### MATERIAL

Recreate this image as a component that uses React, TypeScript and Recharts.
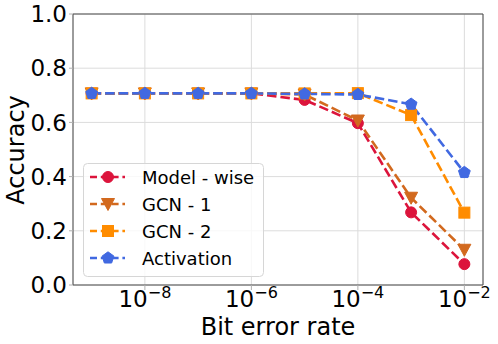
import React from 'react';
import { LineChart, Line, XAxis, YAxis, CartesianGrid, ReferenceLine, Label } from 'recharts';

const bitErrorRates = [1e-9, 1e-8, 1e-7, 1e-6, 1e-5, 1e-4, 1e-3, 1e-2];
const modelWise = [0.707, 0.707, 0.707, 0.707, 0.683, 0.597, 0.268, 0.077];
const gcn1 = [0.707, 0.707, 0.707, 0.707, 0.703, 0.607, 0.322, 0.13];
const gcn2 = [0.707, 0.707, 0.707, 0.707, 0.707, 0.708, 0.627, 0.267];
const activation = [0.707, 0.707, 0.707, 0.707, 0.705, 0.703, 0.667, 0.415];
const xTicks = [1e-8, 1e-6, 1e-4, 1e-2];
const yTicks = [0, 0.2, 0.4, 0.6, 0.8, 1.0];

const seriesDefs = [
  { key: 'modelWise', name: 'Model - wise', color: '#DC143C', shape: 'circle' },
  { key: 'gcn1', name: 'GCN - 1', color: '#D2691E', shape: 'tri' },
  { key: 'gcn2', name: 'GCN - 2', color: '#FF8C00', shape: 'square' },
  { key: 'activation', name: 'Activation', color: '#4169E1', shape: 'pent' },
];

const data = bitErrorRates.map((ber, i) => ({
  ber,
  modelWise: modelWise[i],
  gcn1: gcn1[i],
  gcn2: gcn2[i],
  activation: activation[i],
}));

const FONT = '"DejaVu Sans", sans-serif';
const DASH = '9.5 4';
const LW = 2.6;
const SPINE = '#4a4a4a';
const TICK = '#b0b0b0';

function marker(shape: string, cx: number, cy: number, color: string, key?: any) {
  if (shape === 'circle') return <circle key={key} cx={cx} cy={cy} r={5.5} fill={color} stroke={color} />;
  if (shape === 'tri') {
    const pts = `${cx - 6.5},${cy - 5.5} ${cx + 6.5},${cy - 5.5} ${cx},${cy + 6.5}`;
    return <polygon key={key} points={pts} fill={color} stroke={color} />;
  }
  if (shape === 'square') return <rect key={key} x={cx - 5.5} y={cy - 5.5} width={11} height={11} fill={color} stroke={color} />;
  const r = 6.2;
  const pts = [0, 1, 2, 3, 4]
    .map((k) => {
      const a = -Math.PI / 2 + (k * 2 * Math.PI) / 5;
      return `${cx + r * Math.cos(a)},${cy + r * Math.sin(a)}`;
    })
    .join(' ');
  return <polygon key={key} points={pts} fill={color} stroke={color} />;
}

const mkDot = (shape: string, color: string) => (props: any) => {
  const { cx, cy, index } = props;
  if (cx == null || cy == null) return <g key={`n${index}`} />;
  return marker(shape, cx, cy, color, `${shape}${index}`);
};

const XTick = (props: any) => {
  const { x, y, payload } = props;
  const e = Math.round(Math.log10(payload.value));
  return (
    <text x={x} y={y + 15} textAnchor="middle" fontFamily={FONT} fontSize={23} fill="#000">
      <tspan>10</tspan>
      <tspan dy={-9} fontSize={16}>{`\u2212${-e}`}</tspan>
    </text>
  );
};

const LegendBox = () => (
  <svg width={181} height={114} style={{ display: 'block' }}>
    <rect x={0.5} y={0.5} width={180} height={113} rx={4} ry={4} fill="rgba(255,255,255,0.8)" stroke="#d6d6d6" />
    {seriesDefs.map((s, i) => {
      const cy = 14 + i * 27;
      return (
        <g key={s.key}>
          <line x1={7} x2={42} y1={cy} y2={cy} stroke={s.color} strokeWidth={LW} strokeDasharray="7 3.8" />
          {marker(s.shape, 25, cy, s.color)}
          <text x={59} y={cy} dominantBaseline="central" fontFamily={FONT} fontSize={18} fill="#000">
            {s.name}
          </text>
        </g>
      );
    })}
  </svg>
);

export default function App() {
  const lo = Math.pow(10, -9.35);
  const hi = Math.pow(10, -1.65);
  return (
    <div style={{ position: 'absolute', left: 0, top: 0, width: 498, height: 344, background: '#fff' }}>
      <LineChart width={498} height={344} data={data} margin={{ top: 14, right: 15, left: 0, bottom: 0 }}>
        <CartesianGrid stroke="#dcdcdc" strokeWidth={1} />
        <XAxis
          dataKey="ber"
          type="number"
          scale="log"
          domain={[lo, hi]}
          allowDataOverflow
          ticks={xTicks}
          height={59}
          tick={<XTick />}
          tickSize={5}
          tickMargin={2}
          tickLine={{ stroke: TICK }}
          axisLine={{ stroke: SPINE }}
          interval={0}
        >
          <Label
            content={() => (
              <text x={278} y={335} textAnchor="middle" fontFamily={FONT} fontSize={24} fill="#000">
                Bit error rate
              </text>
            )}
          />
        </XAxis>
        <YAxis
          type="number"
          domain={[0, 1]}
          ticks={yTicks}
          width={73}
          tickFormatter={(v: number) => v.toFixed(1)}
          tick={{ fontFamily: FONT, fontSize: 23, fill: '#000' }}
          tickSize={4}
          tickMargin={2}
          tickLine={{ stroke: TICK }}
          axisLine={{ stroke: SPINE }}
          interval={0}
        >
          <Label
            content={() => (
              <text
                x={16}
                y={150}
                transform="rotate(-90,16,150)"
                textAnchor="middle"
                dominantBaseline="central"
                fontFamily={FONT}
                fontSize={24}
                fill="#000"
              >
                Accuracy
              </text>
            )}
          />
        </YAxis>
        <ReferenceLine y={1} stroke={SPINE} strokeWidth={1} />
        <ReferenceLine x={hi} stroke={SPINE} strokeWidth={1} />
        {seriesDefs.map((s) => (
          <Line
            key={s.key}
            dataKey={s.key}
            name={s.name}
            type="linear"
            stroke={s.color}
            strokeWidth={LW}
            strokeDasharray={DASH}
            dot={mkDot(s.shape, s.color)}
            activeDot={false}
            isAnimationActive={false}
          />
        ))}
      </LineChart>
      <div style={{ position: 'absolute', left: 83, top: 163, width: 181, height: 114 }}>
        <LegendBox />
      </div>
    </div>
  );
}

### PROBLEM DETAILS
Leave out the pictures and repeat exactly the lines from the start of the material through the line that contains "CartesianGrid, ReferenceLine, Label", both included.

### ANSWER TO THE EXERCISE
Recreate this image as a component that uses React, TypeScript and Recharts.
import React from 'react';
import { LineChart, Line, XAxis, YAxis, CartesianGrid, ReferenceLine, Label } from 'recharts';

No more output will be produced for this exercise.